#### Task instructions:
Repeat each line of the material below exactly as it appears, minus any pictures.

#### Data extract:
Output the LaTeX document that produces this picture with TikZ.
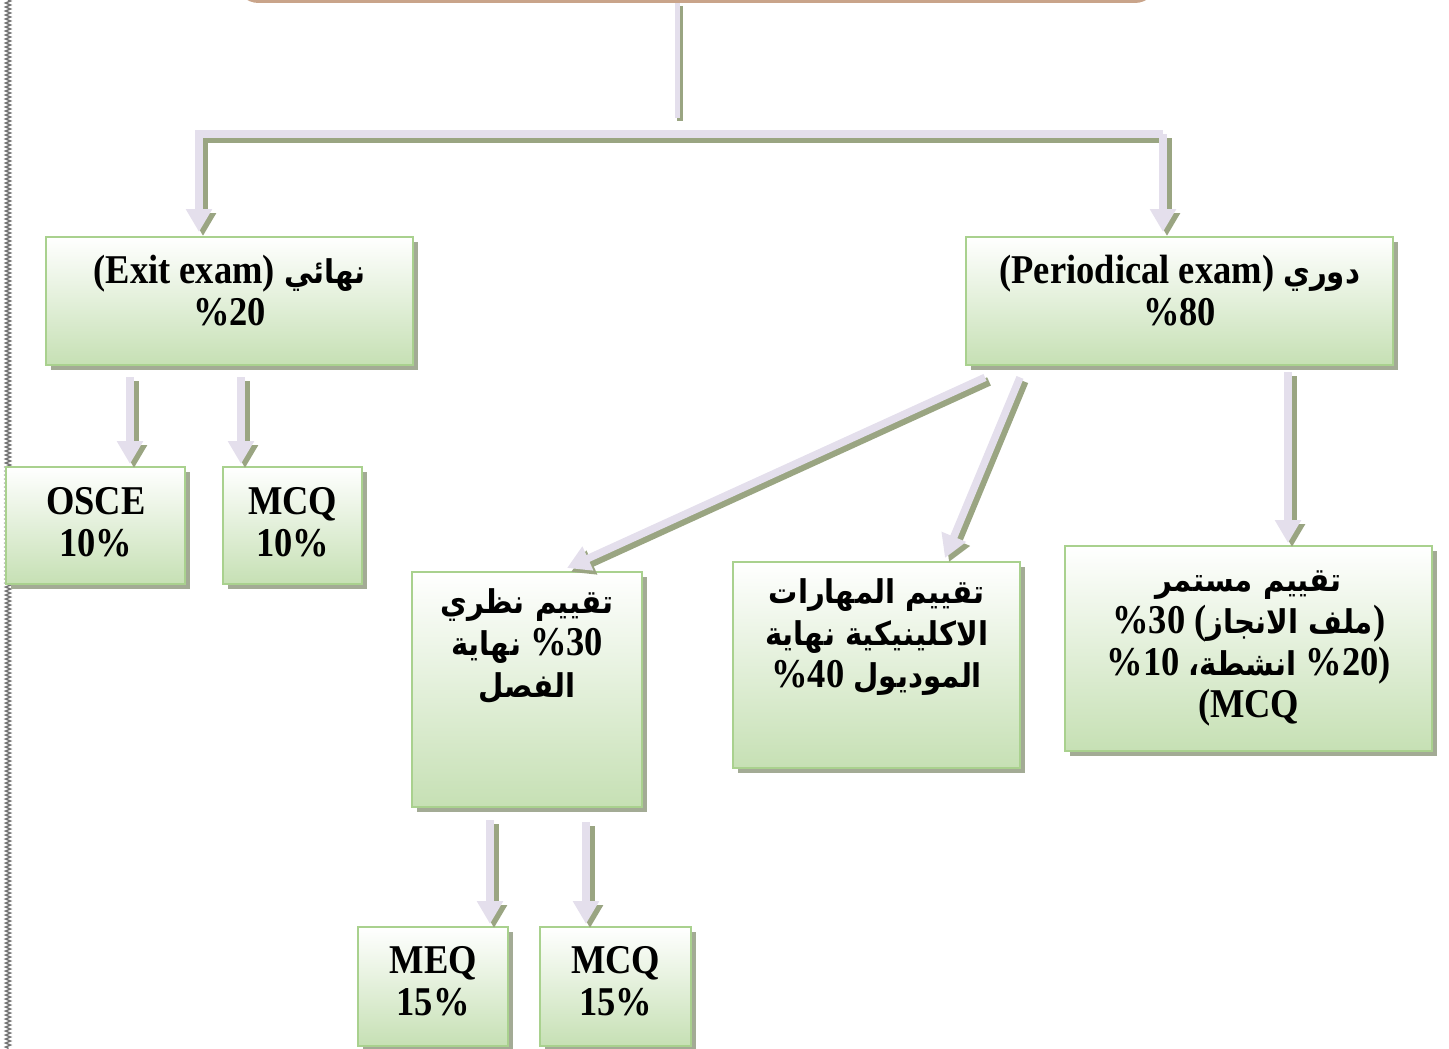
\documentclass[tikz,border=0pt]{standalone}
\usepackage{fontspec}
\usepackage{graphicx}
\setmainfont{Liberation Serif}
\newfontfamily\arabicfont[Script=Arabic,Scale=0.8]{DejaVu Sans}
\TeXXeTstate=1
\usetikzlibrary{calc,arrows.meta,shadows,decorations.pathmorphing}
\definecolor{lav}{HTML}{E4DFEC}
\definecolor{flowshade}{HTML}{9AA582}
\definecolor{boxline}{HTML}{A9D18E}
\definecolor{boxfill}{HTML}{C6E0B4}
\definecolor{boxshade}{HTML}{A3AB95}
\definecolor{rootline}{HTML}{C9A48A}
\tikzset{
  panel/.style={draw=boxline, line width=2.4pt, top color=white, bottom color=boxfill,
    general shadow={fill=boxshade, shadow xshift=5pt, shadow yshift=-5pt},
    anchor=north west, inner xsep=2pt, inner ysep=0pt,
    font=\bfseries\fontsize{36.5}{37.5}\selectfont},
  flow/.style={draw=lav, line width=7.5pt, line join=miter, -{Triangle[width=25pt,length=23pt]},
    preaction={draw=flowshade, line width=9pt, -{Triangle[width=25pt,length=23pt]},
      transform canvas={xshift=4pt,yshift=-4pt}}},
  stem/.style={draw=lav, line width=5pt,
    preaction={draw=flowshade, line width=6pt, transform canvas={xshift=3pt,yshift=-3pt}}},
  border/.style={draw=black!55, line width=1.4pt, decorate,
    decoration={zigzag, segment length=4pt, amplitude=2.5pt}}
}
\newcommand{\AR}[1]{{\arabicfont\beginR #1\endR}}
\newcommand{\Txt}[1]{\scalebox{1}[1.12]{\begin{tabular}[t]{@{}c@{}}#1\end{tabular}}}

\begin{document}
\begin{tikzpicture}[x=1pt,y=-1pt]
  \useasboundingbox (0,0) rectangle (1449,1049);
  \draw[border] (8,0) -- (8,1049);

  % top box, cut by the page
  \node[draw=rootline, line width=3.5pt, rounded corners=22pt, fill=white,
    minimum width=920pt, minimum height=60pt, anchor=south west, inner sep=0pt] (root) at (235,3) {};

  % first level
  \node[panel, minimum width=367pt, minimum height=128pt, text height=46pt, text depth=82pt] (exit) at (45,236)
    {\Txt{(Exit exam) \AR{نهائي}\\\%20}};
  \node[panel, minimum width=427pt, minimum height=128pt, text height=46pt, text depth=82pt] (peri) at (965,236)
    {\Txt{(Periodical exam) \AR{دوري}\\\%80}};

  % exit exam parts
  \node[panel, minimum width=179pt, minimum height=117pt, text height=47pt, text depth=70pt] (osce) at (5,466)
    {\Txt{OSCE\\10\%}};
  \node[panel, minimum width=139pt, minimum height=117pt, text height=47pt, text depth=70pt] (mcqa) at (222,466)
    {\Txt{MCQ\\10\%}};

  % periodical parts
  \node[panel, minimum width=230pt, minimum height=235pt, text height=41pt, text depth=194pt] (theory) at (411,571)
    {\Txt{\AR{تقييم نظري}\\\AR{نهاية} \%30\\\AR{الفصل}}};
  \node[panel, minimum width=287pt, minimum height=206pt, text height=41pt, text depth=165pt] (clinic) at (732,561)
    {\Txt{\AR{تقييم المهارات}\\\AR{الاكلينيكية نهاية}\\\%40 \AR{الموديول}}};
  \node[panel, minimum width=367pt, minimum height=205pt, text height=45pt, text depth=160pt] (cont) at (1064,545)
    {\Txt{\AR{تقييم مستمر}\\\%30 (\AR{ملف الانجاز})\\\%10 \AR{انشطة،} \%20)\\(MCQ}};

  % theory parts
  \node[panel, minimum width=150pt, minimum height=119pt, text height=46pt, text depth=73pt] (meq) at (357,926)
    {\Txt{MEQ\\15\%}};
  \node[panel, minimum width=151pt, minimum height=119pt, text height=46pt, text depth=73pt] (mcqb) at (539,926)
    {\Txt{MCQ\\15\%}};

  % connectors
  \coordinate (stemend) at (677,118);
  \coordinate (barL) at (199,134);
  \coordinate (barR) at (1163,134);
  \draw[stem] (root.south -| stemend) -- (stemend);
  \draw[flow] (barR) -- (barL) -- ([yshift=4pt]barL |- exit.north);
  \draw[flow] (barR) -- ([yshift=4pt]barR |- peri.north);

  \draw[flow] ($(exit.south west)+(85,11)$) -- ($(osce.north west)+(125,-2)$);
  \draw[flow] ($(exit.south west)+(196,11)$) -- ($(mcqa.north west)+(19,-2)$);

  \draw[flow] ($(peri.south west)+(20,11)$) -- ($(theory.north west)+(156,-3)$);
  \draw[flow] ($(peri.south west)+(55,11)$) -- ($(clinic.north west)+(213,-3)$);
  \draw[flow] ($(peri.south west)+(323,6)$) -- ($(cont.north west)+(224,-2)$);

  \draw[flow] ($(theory.south west)+(79,12)$) -- ($(meq.north west)+(133,-2)$);
  \draw[flow] ($(theory.south west)+(175,14)$) -- ($(mcqb.north west)+(47,-2)$);
\end{tikzpicture}
\end{document}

#### Solution below:
Output the LaTeX document that produces this picture with TikZ.
\documentclass[tikz,border=0pt]{standalone}
\usepackage{fontspec}
\usepackage{graphicx}
\setmainfont{Liberation Serif}
\newfontfamily\arabicfont[Script=Arabic,Scale=0.8]{DejaVu Sans}
\TeXXeTstate=1
\usetikzlibrary{calc,arrows.meta,shadows,decorations.pathmorphing}
\definecolor{lav}{HTML}{E4DFEC}
\definecolor{flowshade}{HTML}{9AA582}
\definecolor{boxline}{HTML}{A9D18E}
\definecolor{boxfill}{HTML}{C6E0B4}
\definecolor{boxshade}{HTML}{A3AB95}
\definecolor{rootline}{HTML}{C9A48A}
\tikzset{
  panel/.style={draw=boxline, line width=2.4pt, top color=white, bottom color=boxfill,
    general shadow={fill=boxshade, shadow xshift=5pt, shadow yshift=-5pt},
    anchor=north west, inner xsep=2pt, inner ysep=0pt,
    font=\bfseries\fontsize{36.5}{37.5}\selectfont},
  flow/.style={draw=lav, line width=7.5pt, line join=miter, -{Triangle[width=25pt,length=23pt]},
    preaction={draw=flowshade, line width=9pt, -{Triangle[width=25pt,length=23pt]},
      transform canvas={xshift=4pt,yshift=-4pt}}},
  stem/.style={draw=lav, line width=5pt,
    preaction={draw=flowshade, line width=6pt, transform canvas={xshift=3pt,yshift=-3pt}}},
  border/.style={draw=black!55, line width=1.4pt, decorate,
    decoration={zigzag, segment length=4pt, amplitude=2.5pt}}
}
\newcommand{\AR}[1]{{\arabicfont\beginR #1\endR}}
\newcommand{\Txt}[1]{\scalebox{1}[1.12]{\begin{tabular}[t]{@{}c@{}}#1\end{tabular}}}

\begin{document}
\begin{tikzpicture}[x=1pt,y=-1pt]
  \useasboundingbox (0,0) rectangle (1449,1049);
  \draw[border] (8,0) -- (8,1049);

  % top box, cut by the page
  \node[draw=rootline, line width=3.5pt, rounded corners=22pt, fill=white,
    minimum width=920pt, minimum height=60pt, anchor=south west, inner sep=0pt] (root) at (235,3) {};

  % first level
  \node[panel, minimum width=367pt, minimum height=128pt, text height=46pt, text depth=82pt] (exit) at (45,236)
    {\Txt{(Exit exam) \AR{نهائي}\\\%20}};
  \node[panel, minimum width=427pt, minimum height=128pt, text height=46pt, text depth=82pt] (peri) at (965,236)
    {\Txt{(Periodical exam) \AR{دوري}\\\%80}};

  % exit exam parts
  \node[panel, minimum width=179pt, minimum height=117pt, text height=47pt, text depth=70pt] (osce) at (5,466)
    {\Txt{OSCE\\10\%}};
  \node[panel, minimum width=139pt, minimum height=117pt, text height=47pt, text depth=70pt] (mcqa) at (222,466)
    {\Txt{MCQ\\10\%}};

  % periodical parts
  \node[panel, minimum width=230pt, minimum height=235pt, text height=41pt, text depth=194pt] (theory) at (411,571)
    {\Txt{\AR{تقييم نظري}\\\AR{نهاية} \%30\\\AR{الفصل}}};
  \node[panel, minimum width=287pt, minimum height=206pt, text height=41pt, text depth=165pt] (clinic) at (732,561)
    {\Txt{\AR{تقييم المهارات}\\\AR{الاكلينيكية نهاية}\\\%40 \AR{الموديول}}};
  \node[panel, minimum width=367pt, minimum height=205pt, text height=45pt, text depth=160pt] (cont) at (1064,545)
    {\Txt{\AR{تقييم مستمر}\\\%30 (\AR{ملف الانجاز})\\\%10 \AR{انشطة،} \%20)\\(MCQ}};

  % theory parts
  \node[panel, minimum width=150pt, minimum height=119pt, text height=46pt, text depth=73pt] (meq) at (357,926)
    {\Txt{MEQ\\15\%}};
  \node[panel, minimum width=151pt, minimum height=119pt, text height=46pt, text depth=73pt] (mcqb) at (539,926)
    {\Txt{MCQ\\15\%}};

  % connectors
  \coordinate (stemend) at (677,118);
  \coordinate (barL) at (199,134);
  \coordinate (barR) at (1163,134);
  \draw[stem] (root.south -| stemend) -- (stemend);
  \draw[flow] (barR) -- (barL) -- ([yshift=4pt]barL |- exit.north);
  \draw[flow] (barR) -- ([yshift=4pt]barR |- peri.north);

  \draw[flow] ($(exit.south west)+(85,11)$) -- ($(osce.north west)+(125,-2)$);
  \draw[flow] ($(exit.south west)+(196,11)$) -- ($(mcqa.north west)+(19,-2)$);

  \draw[flow] ($(peri.south west)+(20,11)$) -- ($(theory.north west)+(156,-3)$);
  \draw[flow] ($(peri.south west)+(55,11)$) -- ($(clinic.north west)+(213,-3)$);
  \draw[flow] ($(peri.south west)+(323,6)$) -- ($(cont.north west)+(224,-2)$);

  \draw[flow] ($(theory.south west)+(79,12)$) -- ($(meq.north west)+(133,-2)$);
  \draw[flow] ($(theory.south west)+(175,14)$) -- ($(mcqb.north west)+(47,-2)$);
\end{tikzpicture}
\end{document}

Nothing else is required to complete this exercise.